BLYTHE HOUSE, an Edwardian Baroque building with hints of St Trinian’s in London’s Olympia, looks like the headquarters of a shadowy secret service—which is exactly what it was cast as in the 2011 film of John le Carré’s espionage thriller Tinker, Tailor, Soldier, Spy. As ‘The Circus’, it was the centre of British intelligence during the Cold War, a place stuffed with secrets. In real life, its contents are even more mysterious.

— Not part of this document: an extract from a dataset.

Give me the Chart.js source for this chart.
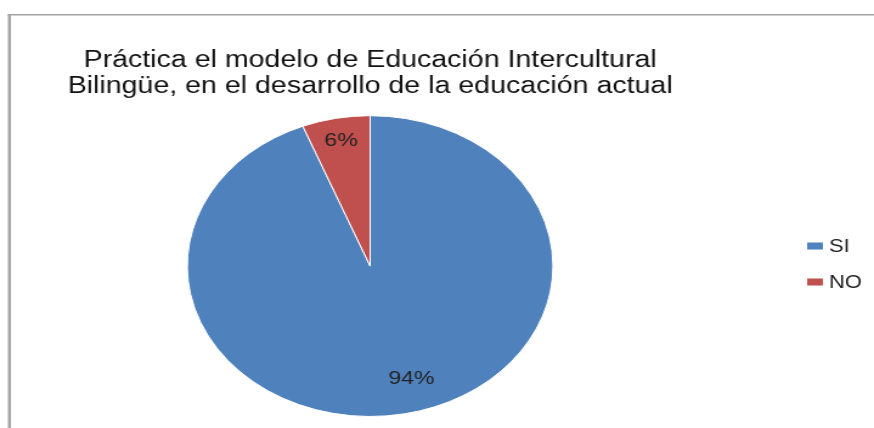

The former headquarters of the Post Office Savings Bank is home to the V&A Museum’s archive, which includes some 20,000 pieces of costume not currently on display in the museum, three million photographs and much more besides: a who’s who of fashion, art and performance history.
Dating from 1899, the building is bitterly cold in winter, roasting in the summer, famous for having lifts that barely work and absolutely labyrinthine—to reach for another Hollywood reference point, it feels a bit like the warehouse in which the Ark of the Covenant, rescued by Indiana Jones, is stowed at the end of Raiders of the Lost Ark. Looking for something with royal connections? Here’s an embroidered silk gown made by Norman Hartnell in 1957 for The Queen to wear to a French state banquet (she wore it twice, then gave it to the V&A). How about a West End legend? Behold, a dress that Cecil Beaton designed for the 1958 stage production of My Fair Lady. Dior? Picasso? Tick, tick.